Die Frage in der Überschrift lautet, "was haben wir erreicht?".
Man könnte meinen, darauf würde eine Antwort kommen, welche Fortschritte es in der Darmkrebsbekämpfung gegeben habe. Tatsche ist aber, daß es der Stiftung in erster Linie um das Erreichen von Patienten für die Prävention geht.

Das ist sehr bedenklich, denn vor dem massiven Einsatz der Coloskopien wurden nicht wesentlich weniger Patienten durch einfache Stuhlproben erfasst. Diese sind zwar unspezifisch, weil sie alle Blutungen erfassen, es mehren sich jedoch die Aussagen, daß sie unter diesen die Krebsfälle sicherer miterfassen als die Coloskopie. Zudem ist das Risiko hier gleich Null, während die Coloskopie eigentlich zu riskant ist, um ihr einen Leitlinienstandard zu geben.
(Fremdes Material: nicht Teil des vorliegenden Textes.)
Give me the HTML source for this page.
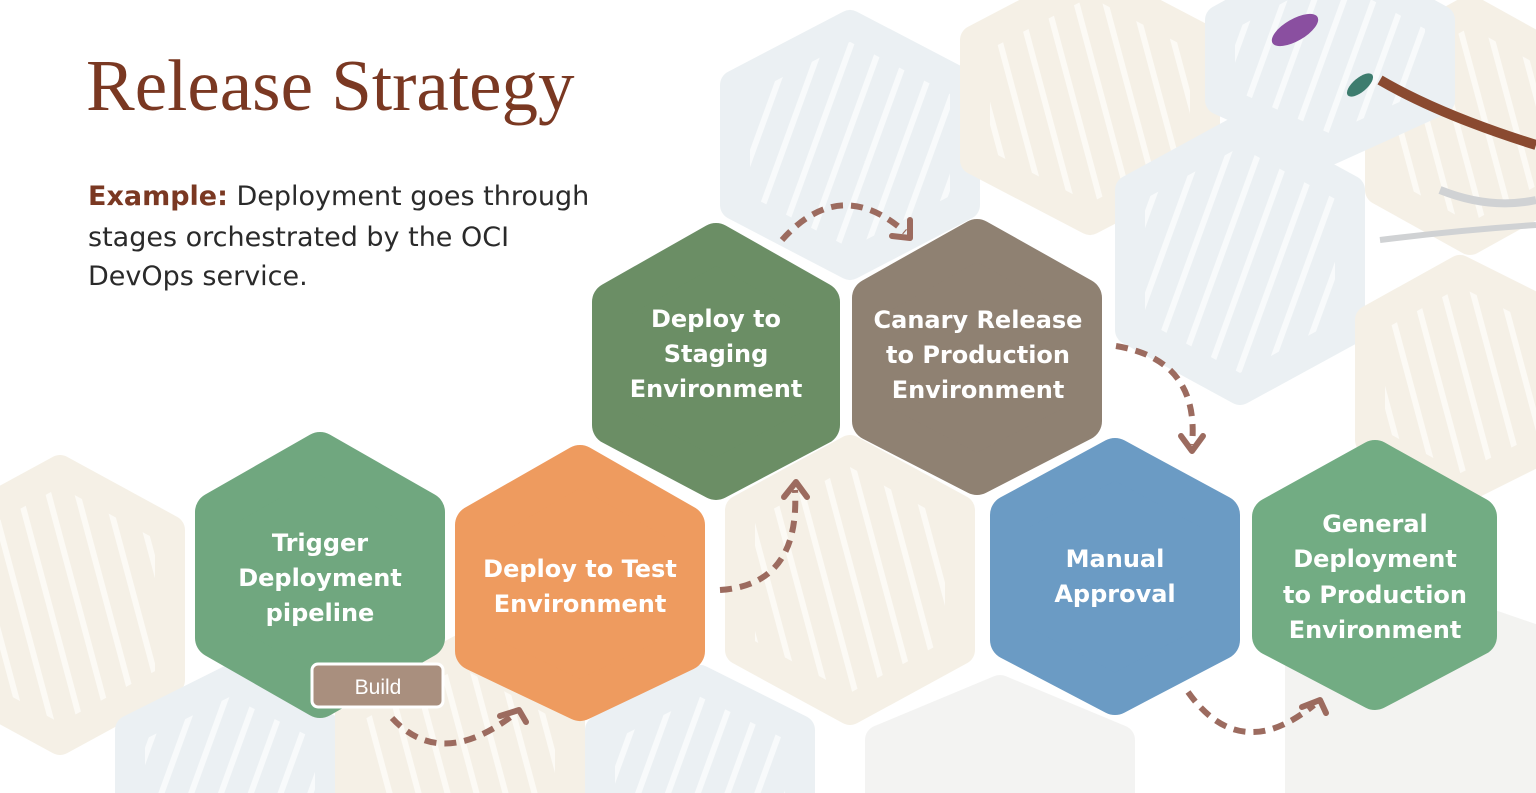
<!DOCTYPE html>
<html><head><meta charset="utf-8"><style>
html,body{margin:0;padding:0;background:#fff;width:1536px;height:793px;overflow:hidden;}
svg{display:block}
</style></head><body>
<svg width="1536" height="793" viewBox="0 0 1536 793" xmlns="http://www.w3.org/2000/svg">
<defs>
<pattern id="stripeB" width="28" height="28" patternUnits="userSpaceOnUse" patternTransform="rotate(20)">
<rect width="28" height="28" fill="#e3ebee"/><rect width="6" height="28" fill="#f6f9fa"/></pattern>
<pattern id="stripeY" width="28" height="28" patternUnits="userSpaceOnUse" patternTransform="rotate(-15)">
<rect width="28" height="28" fill="#f1ebdc"/><rect width="6" height="28" fill="#fbf8f2"/></pattern>
</defs>
<g stroke-linejoin="round" stroke-width="30" opacity="0.7">
<polygon points="850,25 965,85 965,205 850,265 735,205 735,85" fill="url(#stripeB)" stroke="#e3ebee"/>
<polygon points="1090,-20 1205,40 1205,160 1090,220 975,160 975,40" fill="url(#stripeY)" stroke="#f1ebdc"/>
<polygon points="1240,130 1350,190 1350,330 1240,390 1130,330 1130,190" fill="url(#stripeB)" stroke="#e3ebee"/>
<polygon points="1470,10 1560,60 1560,190 1470,240 1380,190 1380,60" fill="url(#stripeY)" stroke="#f1ebdc"/>
<polygon points="1460,270 1560,320 1560,440 1460,490 1370,440 1370,320" fill="url(#stripeY)" stroke="#f1ebdc"/>
<polygon points="1330,-40 1440,20 1440,100 1330,150 1220,100 1220,20" fill="url(#stripeB)" stroke="#e3ebee"/>
<polygon points="60,470 170,530 170,680 60,740 -50,680 -50,530" fill="url(#stripeY)" stroke="#f1ebdc"/>
<polygon points="230,680 330,730 330,820 230,870 130,820 130,730" fill="url(#stripeB)" stroke="#e3ebee"/>
<polygon points="460,650 570,710 570,820 460,870 350,820 350,710" fill="url(#stripeY)" stroke="#f1ebdc"/>
<polygon points="700,680 800,730 800,820 700,870 600,820 600,730" fill="url(#stripeB)" stroke="#e3ebee"/>
<polygon points="850,450 960,510 960,650 850,710 740,650 740,510" fill="url(#stripeY)" stroke="#f1ebdc"/>
<polygon points="1420,600 1536,640 1536,800 1420,840 1300,800 1300,660" fill="#eeeeec" stroke="#eeeeec"/>
<polygon points="1000,690 1120,740 1120,820 1000,860 880,820 880,740" fill="#efefed" stroke="#efefed"/>
</g>
<g stroke-linejoin="round" stroke-width="40">
<polygon points="320,452 425,512 425,638 320,698 215,638 215,512" fill="#70a77f" stroke="#70a77f"/>
<polygon points="580,465 685,525 685,651 580,701 475,651 475,525" fill="#ee9b5f" stroke="#ee9b5f"/>
<polygon points="716,243 820,302 820,425 716,480 612,425 612,302" fill="#6b8e65" stroke="#6b8e65"/>
<polygon points="977,239 1082,298 1082,421 977,475 872,421 872,298" fill="#8f8172" stroke="#8f8172"/>
<polygon points="1115,458 1220,515 1220,640 1115,695 1010,640 1010,515" fill="#6b9bc4" stroke="#6b9bc4"/>
<polygon points="1375,460 1477,517 1477,636 1375,690 1272,636 1272,517" fill="#72ac83" stroke="#72ac83"/>
</g>
<rect x="312" y="664" width="131" height="43" rx="6" fill="#a98f7e" stroke="#fff" stroke-width="3"/>
<text x="378" y="694" font-family="Liberation Sans, sans-serif" font-size="21" fill="#fff" text-anchor="middle">Build</text>
<g font-family="DejaVu Sans, Liberation Sans, sans-serif" font-weight="bold" font-size="24" fill="#fff" text-anchor="middle">
<text x="320" y="551">Trigger</text><text x="320" y="586">Deployment</text><text x="320" y="621">pipeline</text>
<text x="580" y="577">Deploy to Test</text><text x="580" y="612">Environment</text>
<text x="716" y="327">Deploy to</text><text x="716" y="362">Staging</text><text x="716" y="397">Environment</text>
<text x="978" y="328">Canary Release</text><text x="978" y="363">to Production</text><text x="978" y="398">Environment</text>
<text x="1115" y="567">Manual</text><text x="1115" y="602">Approval</text>
<text x="1375" y="532">General</text><text x="1375" y="567">Deployment</text><text x="1375" y="603">to Production</text><text x="1375" y="638">Environment</text>
</g>
<g fill="none" stroke="#9c6b5f" stroke-width="6" stroke-linejoin="round" stroke-linecap="round">
<path d="M392,718 Q440,770 512,716" stroke-dasharray="12,8" stroke-linecap="butt"/>
<path d="M500,716 L519,710 L526,722"/>
<path d="M720,590 Q800,585 795,490" stroke-dasharray="12,8" stroke-linecap="butt"/>
<path d="M784,497 L796,482 L807,497"/>
<path d="M782,240 Q840,175 905,232" stroke-dasharray="12,8" stroke-linecap="butt"/>
<path d="M892,236 L910,238 L910,220"/>
<path d="M1116,346 Q1200,360 1192,445" stroke-dasharray="12,8" stroke-linecap="butt"/>
<path d="M1181,436 L1192,451 L1203,436"/>
<path d="M1188,692 Q1240,765 1314,705" stroke-dasharray="12,8" stroke-linecap="butt"/>
<path d="M1302,707 L1320,700 L1326,713"/>
</g>
<text x="86" y="110" font-family="Liberation Serif, serif" font-size="73" fill="#7a3822">Release Strategy</text>
<g font-family="DejaVu Sans, Liberation Sans, sans-serif" font-size="27" fill="#2a2a2a">
<text x="88" y="205"><tspan font-weight="bold" fill="#7a3822">Example:</tspan> Deployment goes through</text>
<text x="88" y="246">stages orchestrated by the OCI</text>
<text x="88" y="285">DevOps service.</text>
</g>
<g>
<ellipse cx="1295" cy="30" rx="26" ry="11" fill="#8a4fa0" transform="rotate(-30 1295 30)"/>
<path d="M1380,80 Q1440,115 1536,145" stroke="#8a4a30" stroke-width="10" fill="none"/>
<ellipse cx="1360" cy="85" rx="16" ry="7" fill="#3d7c6e" transform="rotate(-40 1360 85)"/>
<path d="M1440,190 Q1490,210 1536,200" stroke="#d0d2d4" stroke-width="8" fill="none"/>
<path d="M1380,240 Q1460,230 1536,225" stroke="#d0d2d4" stroke-width="6" fill="none"/>
</g>
</svg>
</body></html>
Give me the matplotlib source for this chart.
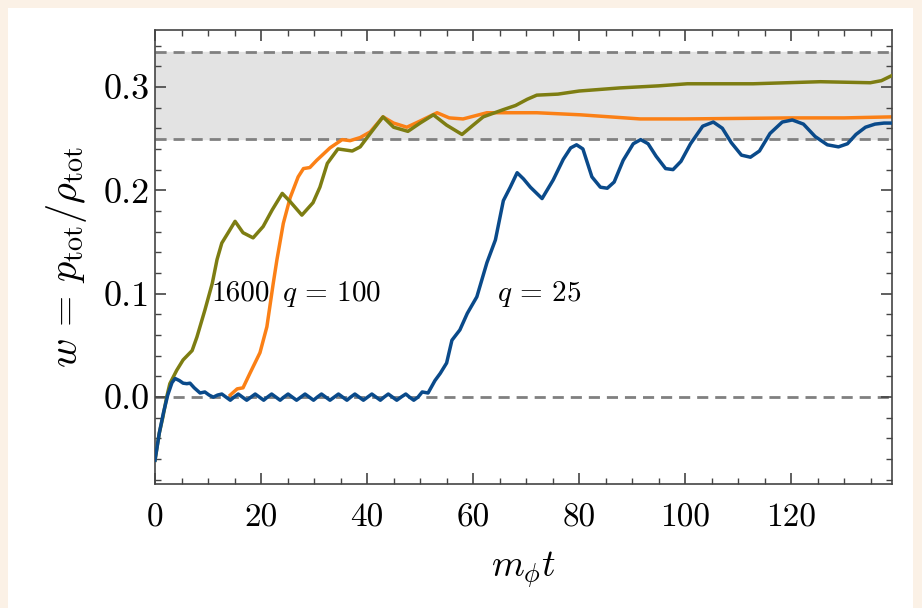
import matplotlib
matplotlib.use('Agg')
import matplotlib.pyplot as plt
from matplotlib.patches import Rectangle
from matplotlib.ticker import MultipleLocator

plt.rcParams['font.family'] = 'serif'
plt.rcParams['font.serif'] = ['cmr10']
plt.rcParams['mathtext.fontset'] = 'cm'
plt.rcParams['axes.formatter.use_mathtext'] = True

# q = 25 (blue)
t_blue = [0, 0.8, 1.6, 2.4, 3.2, 3.8, 4.6, 5.3, 6.0, 6.6, 7.4, 8.5, 9.4, 10.2, 11.0, 11.8,
          12.6, 13.4, 14.2, 14.9, 15.7, 16.5, 17.3, 18.1, 18.9, 19.7, 20.5, 21.2, 22.0, 22.8,
          23.6, 24.3, 25.1, 25.9, 26.7, 27.5, 28.3, 29.1, 29.9, 30.6, 31.4, 32.2, 33.0, 33.8,
          34.6, 35.4, 36.2, 36.9, 37.7, 38.5, 39.3, 40.1, 40.9, 41.7, 42.5, 43.2, 44.0, 44.8,
          45.6, 46.4, 47.3, 48.0, 48.8, 49.6, 50.4, 51.5, 52.8, 53.8, 55.0, 56.0, 57.5, 58.9,
          60.7, 62.6, 64.2, 65.7, 67.0, 68.3, 69.5, 70.8, 73.0, 75.1, 77.0, 78.4, 79.5, 80.7,
          82.4, 84.0, 85.3, 86.6, 88.3, 90.2, 91.6, 93.0, 94.5, 96.3, 97.7, 99.2, 101.0, 103.3,
          105.3, 107.0, 108.7, 110.6, 112.3, 114.0, 116.0, 118.3, 120.2, 122.3, 124.5, 126.8,
          128.9, 130.6, 132.2, 134.0, 135.8, 137.5, 139.0]
w_blue = [-0.061, -0.035, -0.015, 0.002, 0.014, 0.018, 0.016, 0.0135, 0.013, 0.0135, 0.009,
          0.004, 0.005, 0.002, 0.0, 0.002,
          0.003, 0.0, -0.003, 0.0, 0.003, 0.0, -0.003, 0.0, 0.003, 0.0, -0.003, 0.0, 0.003, 0.0,
          -0.003, 0.0, 0.003, 0.0, -0.003, 0.0, 0.003, 0.0, -0.003, 0.0, 0.003, 0.0, -0.003, 0.0,
          0.003, 0.0, -0.003, 0.0, 0.003, 0.0, -0.003, 0.0, 0.003, 0.0, -0.003, 0.0, 0.003, 0.0,
          -0.003, 0.0, 0.003, 0.0, -0.003, 0.0, 0.005, 0.004, 0.016, 0.023, 0.033, 0.055, 0.065,
          0.081, 0.097, 0.130, 0.152, 0.190, 0.203, 0.217, 0.211, 0.203, 0.192, 0.210, 0.230,
          0.241, 0.244, 0.240, 0.213, 0.203, 0.202, 0.208, 0.229, 0.245, 0.249, 0.245, 0.233,
          0.221, 0.220, 0.228, 0.245, 0.262, 0.266, 0.260, 0.246, 0.234, 0.232, 0.238, 0.255,
          0.266, 0.268, 0.264, 0.252, 0.244, 0.242, 0.245, 0.254, 0.261, 0.264, 0.265, 0.265]

# q = 100 (orange)
t_orange = [14.2, 15.5, 16.6, 17.9, 19.8, 21.1, 22.3, 23.0, 24.2, 25.5, 27.0, 28.0, 29.2, 30.5,
            33.0, 35.3, 36.8, 38.7, 40.6, 43.0, 45.0, 47.5, 50.0, 53.2, 55.5, 58.1, 62.6, 72.0,
            80.2, 91.5, 100.0, 120.0, 130.0, 139.0]
w_orange = [0.002, 0.008, 0.009, 0.023, 0.043, 0.068, 0.110, 0.133, 0.168, 0.193, 0.213, 0.221,
            0.222, 0.229, 0.241, 0.249, 0.248, 0.251, 0.2565, 0.271, 0.265, 0.261, 0.267, 0.275,
            0.270, 0.269, 0.275, 0.275, 0.273, 0.269, 0.269, 0.270, 0.270, 0.271]

# 1600 (olive)
t_olive = [0, 0.8, 1.5, 2.2, 2.8, 4.1, 5.3, 7.0, 7.9, 9.4, 10.8, 11.7, 12.6, 13.8, 15.1, 16.6,
           18.5, 20.4, 22.1, 24.0, 25.5, 27.7, 29.8, 31.1, 32.5, 34.5, 37.2, 38.7, 40.6, 43.0,
           45.0, 47.7, 50.0, 52.5, 55.0, 57.9, 60.0, 61.9, 65.7, 68.0, 70.2, 72.0, 76.0, 80.0,
           87.7, 95.0, 100.4, 112.8, 125.5, 134.9, 137.0, 139.0]
w_olive = [-0.061, -0.035, -0.019, 0.0, 0.013, 0.026, 0.036, 0.045, 0.058, 0.084, 0.110, 0.133,
           0.149, 0.159, 0.170, 0.159, 0.154, 0.165, 0.181, 0.197, 0.189, 0.176, 0.188, 0.203,
           0.226, 0.240, 0.238, 0.242, 0.255, 0.271, 0.261, 0.257, 0.265, 0.273, 0.263, 0.254,
           0.263, 0.271, 0.278, 0.282, 0.288, 0.292, 0.293, 0.296, 0.299, 0.301, 0.303, 0.303,
           0.305, 0.304, 0.306, 0.311]

c_blue = '#0a4a8a'
c_orange = '#fb8016'
c_olive = '#7d7d12'

fig = plt.figure(figsize=(9.22, 6.08), dpi=100)
fig.patch.set_facecolor('#fbf1e6')
fig.patches.append(Rectangle((8/922, 0), (913-8)/922, 1 - 8/608, transform=fig.transFigure,
                             facecolor='white', edgecolor='none', zorder=-1))
ax = fig.add_axes([155/922, 1 - 484/608, (892-155)/922, (484-30)/608])

ax.axhspan(0.25, 1/3, color='#e3e3e3', zorder=0)
for yv in [0.0, 0.25, 1/3]:
    ax.axhline(yv, color='#808080', ls=(0, (4, 2.5)), lw=2, zorder=1)

ax.plot(t_orange, w_orange, color=c_orange, lw=2.5, zorder=2, solid_joinstyle='round')
ax.plot(t_olive, w_olive, color=c_olive, lw=2.5, zorder=3, solid_joinstyle='round')
ax.plot(t_blue, w_blue, color=c_blue, lw=2.5, zorder=4, solid_joinstyle='round')

ax.text(10.6, 0.1, '1600', fontsize=21, va='center', ha='left')
ax.text(24.0, 0.1, '$q\\,=\\,100$', fontsize=21, va='center', ha='left')
ax.text(64.5, 0.1, '$q\\,=\\,25$', fontsize=21, va='center', ha='left')

ax.set_xlim(0, 139)
ax.set_ylim(-0.084, 0.355)
ax.xaxis.set_minor_locator(MultipleLocator(5))
ax.yaxis.set_minor_locator(MultipleLocator(0.02))
ax.set_xticks([0, 20, 40, 60, 80, 100, 120])
ax.set_xticklabels(['0', '20', '40', '60', '80', '100', '120'])
ax.set_yticks([0.0, 0.1, 0.2, 0.3])
ax.set_yticklabels(['0.0', '0.1', '0.2', '0.3'])

ax.tick_params(which='both', direction='in', top=True, right=True, colors='#444444',
               labelcolor='black')
ax.tick_params(which='major', length=8, width=1.2)
ax.tick_params(which='minor', length=4, width=1.0)
ax.tick_params(axis='x', which='major', labelsize=24, pad=14)
ax.tick_params(axis='y', which='major', labelsize=26, pad=4)
for s in ax.spines.values():
    s.set_color('#444444')
    s.set_linewidth(1.2)

ax.set_xlabel('$m_\\phi t$', fontsize=27, labelpad=12)
ax.set_ylabel('$w\\,=\\,p_{\\rm tot}/\\rho_{\\rm tot}$', fontsize=29, labelpad=10)

fig.savefig('out.png', dpi=100, facecolor=fig.get_facecolor())
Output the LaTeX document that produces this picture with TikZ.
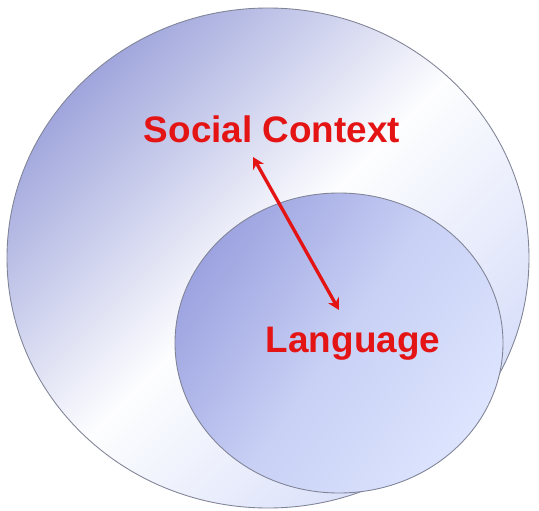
\documentclass[tikz,border=0pt]{standalone}
\usepackage{fontspec}
\setmainfont{Liberation Sans}
\usepackage{xcolor}
\usepackage{tikz}
\usetikzlibrary{calc,arrows.meta}

\definecolor{ringdark}{RGB}{160,166,220}
\definecolor{ringend}{RGB}{214,221,249}
\definecolor{innerdark}{RGB}{156,163,224}
\definecolor{innerlight}{RGB}{220,228,254}
\definecolor{rimgray}{RGB}{128,132,150}
\definecolor{labelred}{RGB}{228,20,20}

\tikzset{
    rim/.style={draw=rimgray, line width=0.5pt},
    lbl/.style={text=labelred, font=\bfseries\fontsize{21}{25}\selectfont, inner sep=0pt, anchor=base},
    link/.style={labelred, line width=1.9pt, {Stealth[length=6.5pt,width=7pt]}-{Stealth[length=6.5pt,width=7pt]}}
}

\begin{document}
\begin{tikzpicture}[x=0.02cm, y=-0.02cm]
    \useasboundingbox (0,0) rectangle (539,511);
    % outer circle and inner circle
    \draw[rim, top color=ringdark, bottom color=ringend, middle color=white!96!ringend, shading angle=45]
        (268,258) ellipse [x radius=261, y radius=250];
    \draw[rim, top color=innerdark, bottom color=innerlight, middle color=innerlight!70!innerdark, shading angle=55]
        (339,343) ellipse [x radius=164, y radius=150];
    % labels
    \node[lbl] (context) at (272,142) {Social Context};
    \node[lbl] (language) at (353,352) {Language};
    % arrow between the two
    \coordinate (ctxend) at (253,157);
    \coordinate (langend) at (339,310);
    \draw[link] (ctxend) -- (langend);
\end{tikzpicture}
\end{document}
Natürlich hat man es argumentativ sehr schwer, gegen eine millionenschwere Stiftung anztureden, hinter der auch noch eines der größten Presseunternehmen steht. Aber gerade weil Felix Burda ein Opfer war, könnte es womöglich fruichten, wenn man sagt, der grtößere Teil des hier ausgegebenen Geldes könnte sinnvoller und effektiver in anderen bereichen ausgegeben werden. Es würde fürs erste schon genügen, Stuhluntersuchungen anzuibieten und nur bei den positiven Fällen zur Coloskopie - oder vielleicht besser gleich zu benefalls komplikationsarmen MRT zu retan.